By the gong-show standards of Coulter’s Slander, that may be the statement to which she refers. By Coulter’s pathological rules of reason, if a journalist quotes someone making a statement, the journalist has made the statement himself. That’s how Coulter lyingly claimed that Katie Couric had called President Reagan an airhead. Several members of the Washington Generals pretended that Coulter was correct in that claim. They’re surely ready to enter the game and pretend that she’s right in this too. (By Coulter’s standards, “southern-fried Republican” is surely close enough to “a woman who needs to be kept in the attic.”)

But then, the Generals just love being fooled by Ann Coulter.
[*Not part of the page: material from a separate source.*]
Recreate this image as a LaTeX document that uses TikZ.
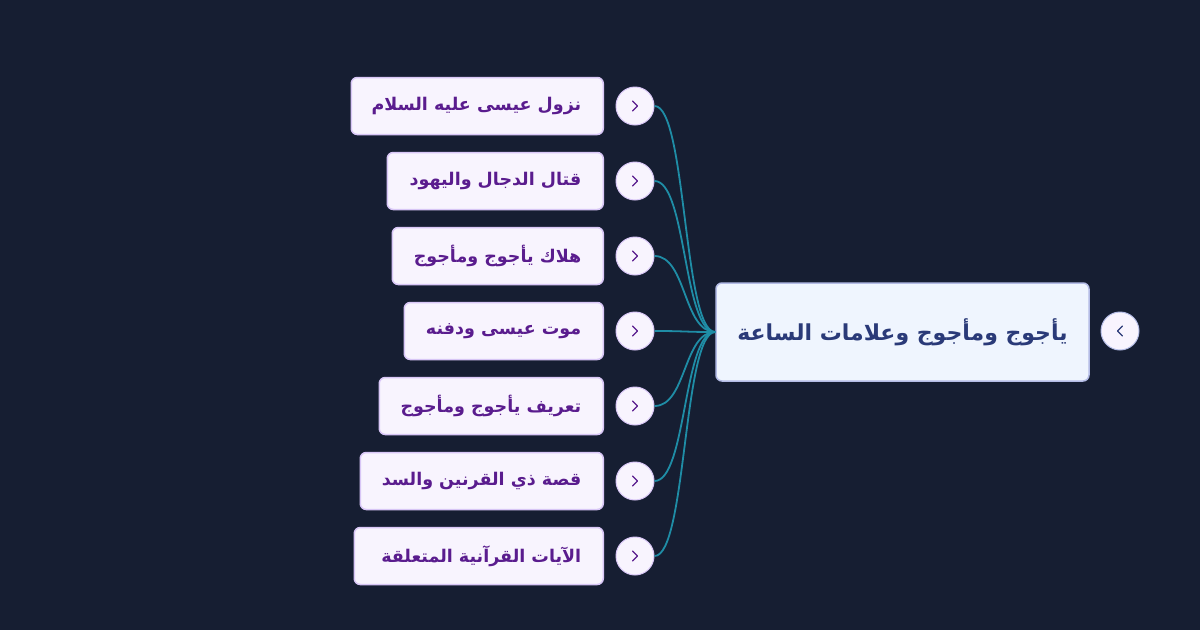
\documentclass[tikz,border=0pt]{standalone}
\usepackage{fontspec}
\TeXXeTstate=1
\newfontfamily\arabicfont[Script=Arabic]{DejaVu Sans}
\definecolor{bgc}{HTML}{161E32}
\definecolor{rootfill}{HTML}{EFF5FE}
\definecolor{rootdraw}{HTML}{B4BCE6}
\definecolor{roottext}{HTML}{2A3A78}
\definecolor{kidfill}{HTML}{F8F4FE}
\definecolor{kiddraw}{HTML}{D8C6F6}
\definecolor{kidtext}{HTML}{5A1C8E}
\definecolor{linkc}{HTML}{1F8DA6}
\tikzset{
  rootbox/.style={draw=rootdraw, line width=1.5pt, fill=rootfill, rounded corners=6pt,
    minimum width=373pt, minimum height=98pt, text=roottext, font=\arabicfont\bfseries\fontsize{22}{26}\selectfont},
  kidbox/.style={draw=kiddraw, line width=1.5pt, fill=kidfill, rounded corners=6pt,
    minimum height=57pt, inner xsep=0pt, anchor=east, text=kidtext, font=\arabicfont\bfseries\fontsize{17.5}{21}\selectfont},
  knob/.style={circle, draw=kiddraw, line width=1pt, fill=kidfill, minimum size=38pt, inner sep=0pt},
  rknob/.style={circle, draw=rootdraw, line width=1pt, fill=kidfill, minimum size=38pt, inner sep=0pt},
  link/.style={draw=linkc, line width=1.8pt},
  chev/.style={line width=1.3pt, line cap=round, line join=round},
}
\begin{document}
\begin{tikzpicture}[x=1pt,y=-1pt]
\fill[bgc] (0,0) rectangle (1200,630);
\useasboundingbox (0,0) rectangle (1200,630);

\node[rootbox] (root) at (902.5,332) {\beginR يأجوج ومأجوج وعلامات الساعة\endR};
\node[rknob] (rk) at (1120,331) {};
\draw[chev, roottext] ([xshift=2.5pt,yshift=-5pt]rk.center) -- ([xshift=-2.5pt]rk.center) -- ([xshift=2.5pt,yshift=5pt]rk.center);

\foreach \i/\y/\l/\t in {
  1/106/352/{نزول عيسى عليه السلام},
  2/181/388/{قتال الدجال واليهود},
  3/256/393/{هلاك يأجوج ومأجوج},
  4/331/405/{موت عيسى ودفنه},
  5/406/380/{تعريف يأجوج ومأجوج},
  6/481/361/{قصة ذي القرنين والسد},
  7/556/355/{الآيات القرآنية المتعلقة}}{
  \pgfmathsetmacro{\w}{604-\l}
  \pgfmathsetmacro{\tw}{\w-44}
  \node[kidbox, minimum width=\w pt] (c\i) at (604,\y)
    {\makebox[\tw pt][r]{\beginR\t\endR}};
  \node[knob] (k\i) at (635,\y) {};
  \draw[chev, kidtext] ([xshift=-2.5pt,yshift=-5pt]k\i.center) -- ([xshift=2.5pt]k\i.center) -- ([xshift=-2.5pt,yshift=5pt]k\i.center);
  \draw[link] (k\i.east) .. controls ([xshift=32pt]k\i.east) and ([xshift=-32pt]root.west) .. (root.west);
}
\end{tikzpicture}
\end{document}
That’s why America’s number-one basket-case felt free to make her latest strange statement. Gurley had asked her another question about New York’s Times:

GURLEY: “Is your tape recorder running? Turn it on! I got something to say.”

Then she said: “My only regret with Timothy McVeigh is he did not go to the New York Times Building.”

I told her to be careful.

“You’re right, after 9/11 I shouldn’t say that,” she said, spotting a cab and grabbing it.
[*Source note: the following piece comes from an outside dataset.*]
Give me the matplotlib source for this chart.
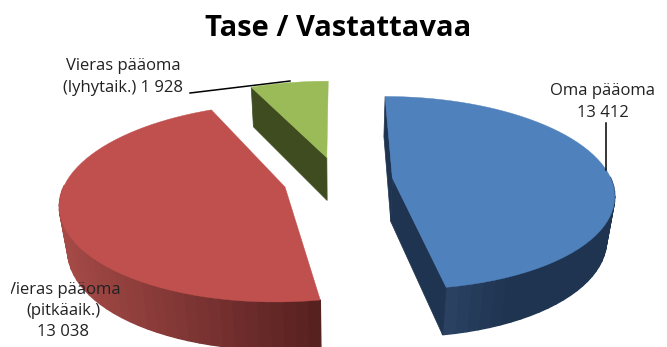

Amazing, isn’t it? Let’s see. Coulter has now said that we should invade Middle Eastern countries and convert Muslims to Christianity. She has said we should kill John Walker Lindh as a warning to liberals. Now she says that Tim McVeigh should have blown up the New York Times building. For this, she’s rewarded with guest spots on Crossfire. And the Washington Generals are playing hard, pretending again that they simply don’t notice.

IN HER OWN WORDS: What did Coulter say about Lindh? Incredibly, her comment provoked very little reaction. Alan Colmes questioned her on it::

COLMES (2/7/02): We’re back on Hannity & Colmes. Ann Coulter, you said this phrase when contemplating college liberals, you “regret once again that John Walker is not getting the death penalty. We need to execute people like John Walker in order to physically intimidate liberals by making them realize that they can be killed, too. Otherwise they’ll turn out to be outright traitors.” You hate liberals. You despise liberals.
COULTER: That was a huge hit with the audience, by the way.
COLMES: That is unbelievable. We should execute them to make liberals scared.
COLMES: Explain that to me.
COULTER: Right. Because, I mean, you can see you’re—we were talking about college leftists, by the way, who are almost as bad as liberals…
Oh yeah. Coulter began her February 28 column with a reference to the recent beating death of an official in Afghanistan. “According to initial buoyant reports in early February, enraged travelers rose up in a savage attack on the secretary of transportation,” she wrote. “Hope was dashed when later reports indicated that the irritated travelers were actually rival warlords, the airport was the Kabul Airport, and Norman Mineta was still with us.”

Incredibly, that is now the caliber of our discourse. Little word from Red Klotz and the gang. The names on their shirts say HUNT and DIONNE, and they’re well-trained in failure-to-notice.